Nel 1936 i St. Hill si spostarono a Bedford Stuyvesant, che diventerà l’epicentro della storia politica di Shirley. L’impatto col nuovo quartiere fu innanzitutto linguistico: per la prima volta nella strada ascoltava insulti a sfondo razziale: negro, ebreo bastardo, negro son of a bitch. Non era abituata a queste associazioni dispregiative. Nel 1939 Shirley s’iscrisse alla Girls High School, una delle scuole più antiche di Brooklyn a Nostrand Avenue. L’elevato quoziente intellettivo e l’abitudine allo studio ne facevano un’eccezione, tre quarti delle iscritte a scuola erano bianche.

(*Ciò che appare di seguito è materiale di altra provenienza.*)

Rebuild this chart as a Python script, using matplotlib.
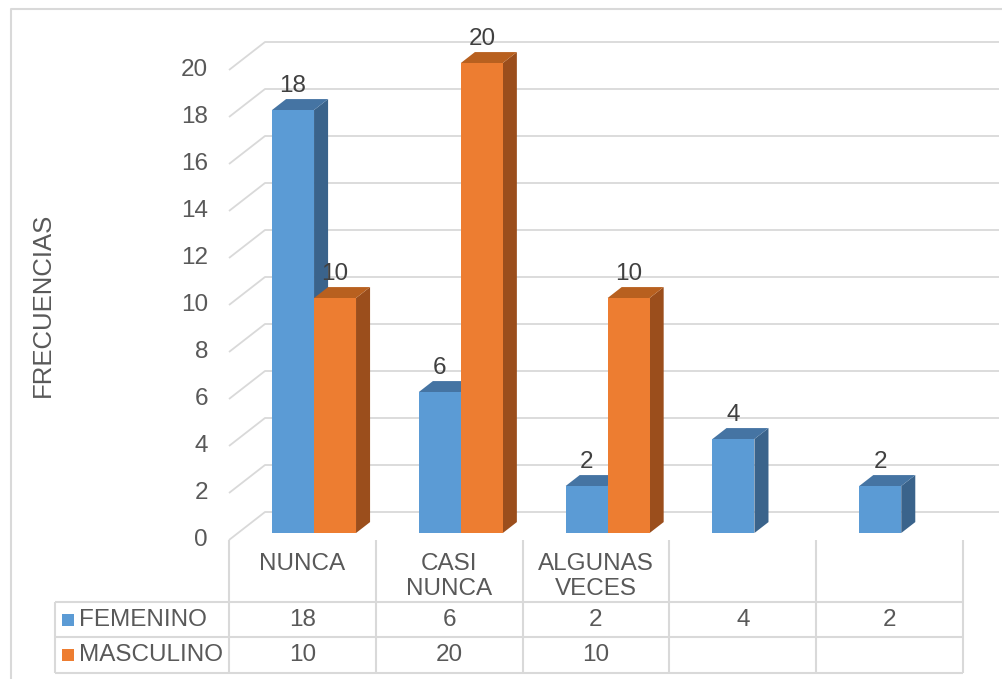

Alla Girls High School le qualità di Shirley non passarono inosservate. Ricevette numerose proposte da college rinomati, fra i quali il prestigioso e selettivo Vassar, situato a 70 miglia da New York nella suggestiva Hudson Valley. La famiglia non poteva sostenere i costi dello studio fuori dalla città. La scelta ricadde dunque sul Brooklyn College, che rappresentò un passaggio cruciale. C’è una domanda interessante che si è posta Chisholm: «Qualora avessi frequentato il Vassar, sarei diventata una delle donne nere pseudo bianche in carriera dell’alta borghesia o una moglie ben piazzata e mantenuta dal marito? Stento a crederlo, ma è meglio aver scongiurato il rischio».

Nel 1942 Shirley varcò la soglia del Brooklyn College non ancora diciottenne. Era una degli appena sessanta studenti con la pelle nera nel più grande dei cinque college urbani con il campus economicamente più abbordabile. Al college Shirley cominciò a scontrarsi, a rivoltarsi contro il mondo. La scuola era ricca di organizzazioni e attività extracurricolari politicamente orientate, la maggior parte di esse progressiste. La famiglia l’aveva tenuta a lungo protetta dalla realtà circostante, «ma ero nera e nessuno doveva spiegarmi che cosa significasse». Non importava quanto fosse ben preparata, la società non le avrebbe dato alcuna opportunità.

Al college c’era un collettivo politico, l’Harriet Tubman Society, che Shirley frequentò dal secondo anno. La figura della combattente Harriet Tubman, che si era sottratta alla schiavitù indicando agli altri la via per la libertà, sarà dirimente per Chisholm.